For instance, in sales, a rep could finish a discovery call. Before they even hang up, the system could flag hesitation around budget, identify the prospect’s decision timeline, and automatically draft a follow-up email, preloaded with a pricing guide, case studies, and a suggested next call date.

AI tools built into Cisco Webex, Microsoft Teams, and Zoom (AI Companion), are rolling out similar capabilities in 2025, combining real-time transcription with predictive next steps. These systems are trained to detect subtle buyer signals, behavioral churn triggers, and missed handoffs and then auto-trigger workflows in CRM, CX, or project platforms.

The value isn’t just connected to customer-facing roles either. Internally, CI systems can surface strategic blind spots: unassigned tasks, unanswered objections in planning meetings, or a product feedback trend buried in ten stand-ups. When paired with automation tools like HubSpot Workflows or Slack Connect, the result is a “self-healing organization” where intelligence doesn’t just sit on dashboards but drives action.

The Future of Conversational Intelligence and Hybrid Teams

In a hybrid-first workplace, “how’s the team doing?” isn’t an easy question to answer anymore. The hallway chatter is gone, and pulse surveys only scratch the surface.

That’s why CI has quietly become one of the most valuable tools for HR, operations, and internal communications leaders. It sees what you don’t. These systems track how people communicate, not just what they say. Who’s dominating the discussion in leadership meetings? Who gets interrupted the most? Which teams are drowning in meetings without decisions? Which projects are all talk, no task?

CI tools built into UC systems now analyze sentiment, talk time, interaction dynamics, and meeting health scores. They flag unbalanced participation. They catch “unanswered questions” and create accountability loops. Some even assign tasks to team members based on meetings (Zoom Tasks) or suggest the best days to visit the office to remote employees.

The DEI implications are massive. Want to know if diverse voices are being heard, or if remote team members are sidelined in hybrid syncs? CI gives you evidence. Data from platforms like Zoom and Microsoft Teams can now track sentiment shifts and inclusion indicators over time, quietly building a more equitable culture.

The future of conversational intelligence isn’t just about customers. It’s about your people, too.

The Future of Conversational Intelligence: What’s Next?

The next frontier for CI isn’t about doing more of the same; it’s about rethinking what enterprise communication can be. We’re already watching the next wave unfold.

Let’s start with multilingual natural language processing. CI platforms are getting smarter at translating, interpreting, and sentiment-tagging conversations across languages in real time. Not just translating words, understanding cultural nuance, idioms, and tonal shifts.

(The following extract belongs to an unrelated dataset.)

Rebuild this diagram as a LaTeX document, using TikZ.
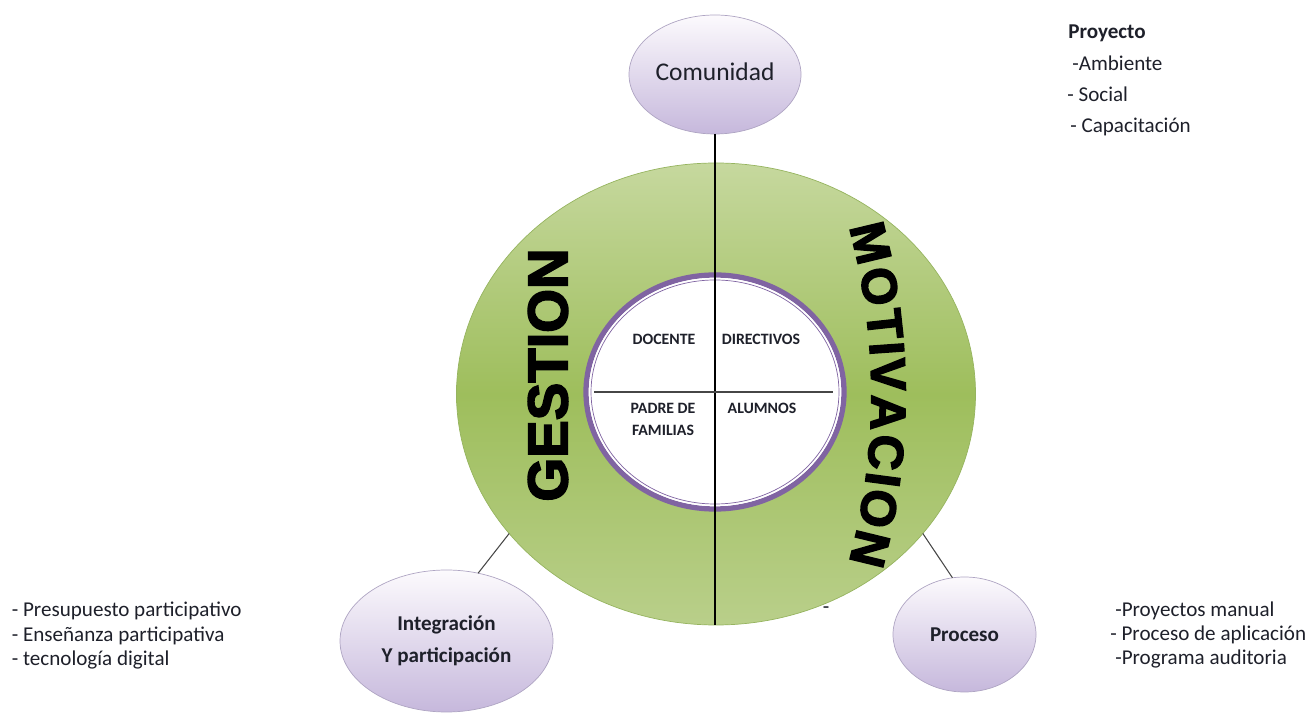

AI models are becoming more advanced, adapting to industry nuances and automating more comprehensive workflows. Emotion AI, in particular, is evolving fast.

AI tools today can capture more than just “positive” or “negative” tags; they can conduct real-time analysis of tension, excitement, sarcasm, and disengagement. Plus, these solutions can capture more information from every type of discussion, from voice-based interactions to video conferencing calls and even message threads.

The Future of Conversational Intelligence: True Transformation

Most companies still think of CI as a product category, something you compare on feature grids, a tactical addition to your UC stack. But if you step back, the real impact is cultural.

Because what happens when every conversation becomes transparent? When meetings are no longer memory-based, but data-backed? When follow-ups are automatic, objections are logged, sentiment is visible, and silence isn’t mistaken for agreement? Businesses evolve.

Sales teams start to share strategies, not just wins. Managers coach based on real moments, not gut feelings. Leaders build trust by acting on what’s actually said in rooms they don’t sit in. Suddenly, your culture shifts from “assumption-based” to insight-driven.

Today, companies don’t need more tools. They need more truth; more opportunities to dive deeper into the critical conversations they’re already having.